**YOUR TASK**.
Output each line exactly as it appears, skipping any embedded picture.

**STORED DATA**.
•••••

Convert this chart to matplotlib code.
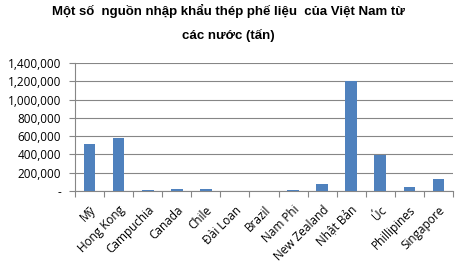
import numpy as np
import matplotlib.pyplot as plt
from matplotlib.ticker import FuncFormatter, FixedLocator

countries = ["Mỹ", "Hong Kong", "Campuchia", "Canada", "Chile", "Đài Loan", "Brazil",
             "Nam Phi", "New Zealand", "Nhật Bản", "Úc", "Phillipines", "Singapore"]
tonnes = [514000, 580000, 10000, 25000, 25000, 0, 0,
          10000, 80000, 1200000, 397000, 47000, 135000]
title = "Một số  nguồn nhập khẩu thép phế liệu  của Việt Nam từ\ncác nước (tấn)"

plt.rcParams['font.family'] = ['Open Sans', 'DejaVu Sans']

fig = plt.figure(figsize=(4.63, 2.73), dpi=100)
ax = fig.add_axes([75 / 463, 1 - 191 / 273, 378 / 463, 128 / 273])

x = np.arange(len(countries))
ax.bar(x, tonnes, width=0.4, color="#4F81BD", zorder=3)

ax.set_xlim(-0.5, len(countries) - 0.5)
ax.set_ylim(0, 1400000)
ax.set_yticks(np.arange(0, 1400001, 200000))
ax.yaxis.set_major_formatter(FuncFormatter(lambda v, p: "-" if v == 0 else f"{int(v):,}"))
ax.grid(axis="y", color="#868686", linewidth=0.8, zorder=0)

ax.xaxis.set_major_locator(FixedLocator(np.arange(-0.5, len(countries), 1)))
ax.set_xticklabels([])
ax.xaxis.set_minor_locator(FixedLocator(x))
ax.set_xticklabels(countries, minor=True, rotation=45, ha="right", rotation_mode="anchor",
                   fontsize=8.5)
ax.tick_params(axis="x", which="major", length=4, color="#868686")
ax.tick_params(axis="x", which="minor", length=0, pad=9)
ax.tick_params(axis="y", length=4, color="#868686", labelsize=8.5, pad=6)

for s in ["top", "right"]:
    ax.spines[s].set_visible(False)
for s in ["left", "bottom"]:
    ax.spines[s].set_color("#868686")

fig.text(0.493, 0.985, title, ha="center", va="top", fontsize=9.5, fontweight="bold",
         family=["Liberation Sans", "DejaVu Sans"], linespacing=2.1)

fig.savefig("out.png", dpi=100)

•••••

**TASK SOLUTION**.
Convert this chart to matplotlib code.
import numpy as np
import matplotlib.pyplot as plt
from matplotlib.ticker import FuncFormatter, FixedLocator

countries = ["Mỹ", "Hong Kong", "Campuchia", "Canada", "Chile", "Đài Loan", "Brazil",
             "Nam Phi", "New Zealand", "Nhật Bản", "Úc", "Phillipines", "Singapore"]
tonnes = [514000, 580000, 10000, 25000, 25000, 0, 0,
          10000, 80000, 1200000, 397000, 47000, 135000]
title = "Một số  nguồn nhập khẩu thép phế liệu  của Việt Nam từ\ncác nước (tấn)"

plt.rcParams['font.family'] = ['Open Sans', 'DejaVu Sans']

fig = plt.figure(figsize=(4.63, 2.73), dpi=100)
ax = fig.add_axes([75 / 463, 1 - 191 / 273, 378 / 463, 128 / 273])

x = np.arange(len(countries))
ax.bar(x, tonnes, width=0.4, color="#4F81BD", zorder=3)

ax.set_xlim(-0.5, len(countries) - 0.5)
ax.set_ylim(0, 1400000)
ax.set_yticks(np.arange(0, 1400001, 200000))
ax.yaxis.set_major_formatter(FuncFormatter(lambda v, p: "-" if v == 0 else f"{int(v):,}"))
ax.grid(axis="y", color="#868686", linewidth=0.8, zorder=0)

ax.xaxis.set_major_locator(FixedLocator(np.arange(-0.5, len(countries), 1)))
ax.set_xticklabels([])
ax.xaxis.set_minor_locator(FixedLocator(x))
ax.set_xticklabels(countries, minor=True, rotation=45, ha="right", rotation_mode="anchor",
                   fontsize=8.5)
ax.tick_params(axis="x", which="major", length=4, color="#868686")
ax.tick_params(axis="x", which="minor", length=0, pad=9)
ax.tick_params(axis="y", length=4, color="#868686", labelsize=8.5, pad=6)

for s in ["top", "right"]:
    ax.spines[s].set_visible(False)
for s in ["left", "bottom"]:
    ax.spines[s].set_color("#868686")

fig.text(0.493, 0.985, title, ha="center", va="top", fontsize=9.5, fontweight="bold",
         family=["Liberation Sans", "DejaVu Sans"], linespacing=2.1)

fig.savefig("out.png", dpi=100)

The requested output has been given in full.